Independent security researcher Graham Cluley said in a blog post: "In principal, there's nothing really wrong with using real production data on a test environment *if* the test site is properly secured and does not make it easier for hackers to steal information than, say, on the normal, live servers. But it shouldn't be forgotten that this was a test site, and things are expected to go wrong.
"Unfortunately, time and time again it's seen that companies can be sloppier about the security of their test sites than their official sites opening opportunities for data thieves and hackers. For that reason it's usually much safer to generate fake data for testing purposes just in case."

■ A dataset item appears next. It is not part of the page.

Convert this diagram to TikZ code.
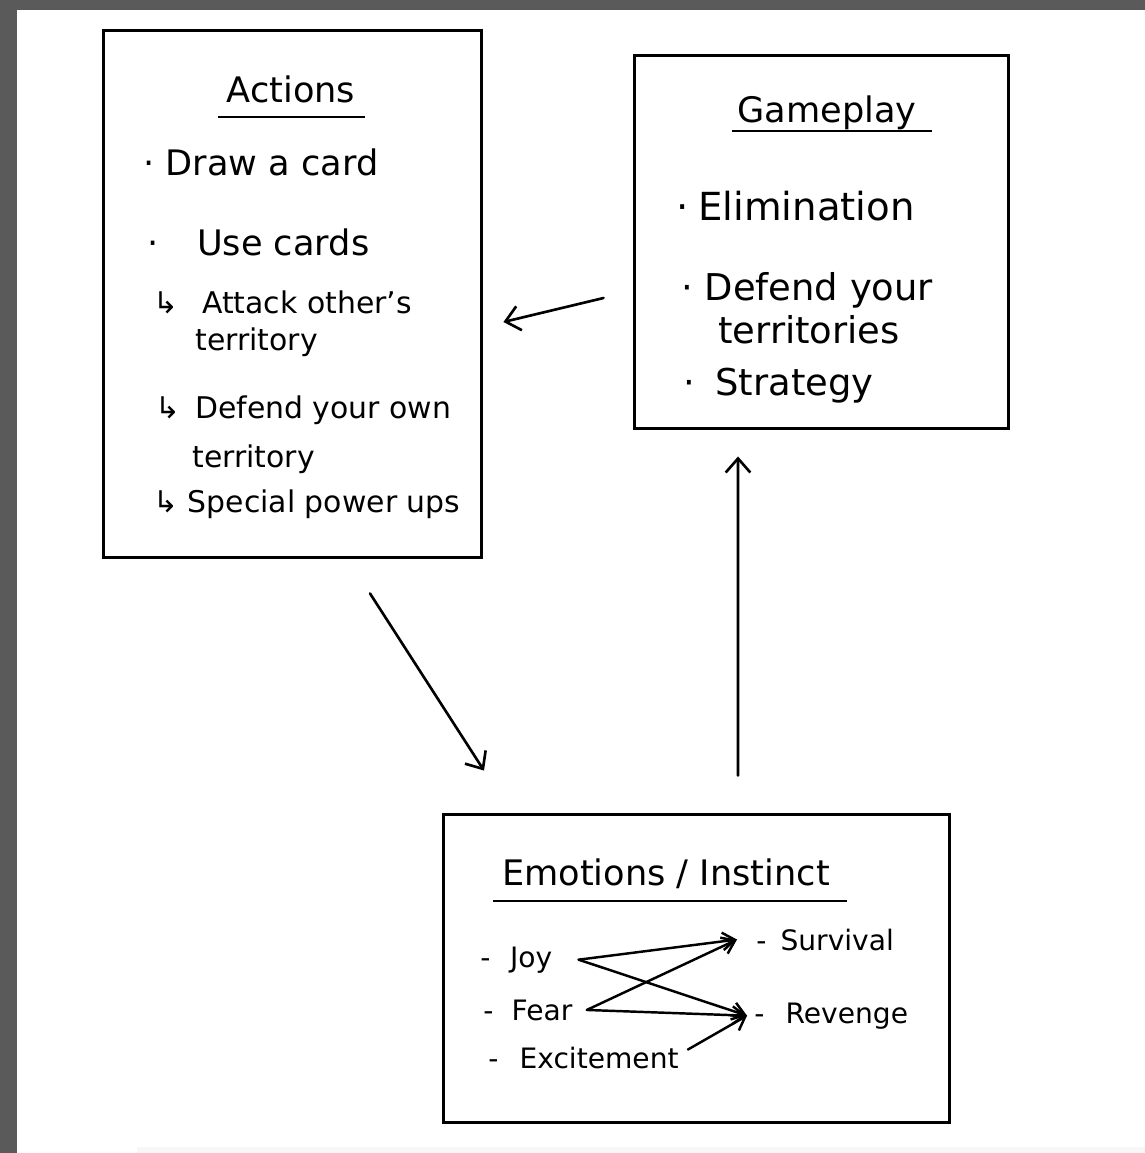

Payment information such as credit card and bank details were not included in the breached database, meaning money could not be stolen from customers using the information extracted in the hack. However, criminals could use the data they do have in phishing scams designed to trick targets into handing over financial details.
"We are very sorry for the potential stress and anxiety this incident may have caused our customers," Kiddicare said in a statement.
"We want to reassure everyone that the problem has been fixed, increased security measures have been implemented and we have a dedicated team to here to help with any further concerns."
As a result of the breach, Kiddicare has reported itself to the Information Commissioner's Office (ICO), which will investigate further into how the breach happened.
"This latest breach goes to show how important it is to continually monitor for anomalous activity across the entire breadth of the network," Justin Harvey, CSO at Fidelis Cybersecurity said.
"While it's admirable that Kiddicare has gone straight to the UK's Information Commissioner, it's not good enough that the breach was discovered by customers whose information had not only been lost but already used with bad intentions."
"Once again it's the customers who are feeling the effects of a company's carelessness," Trent Telford, CEO at Covata added. "When websites are in the midst of development things are bound to go wrong, but this latest breach begs the questions why real customer data was used and, critically, why it wasn't encrypted."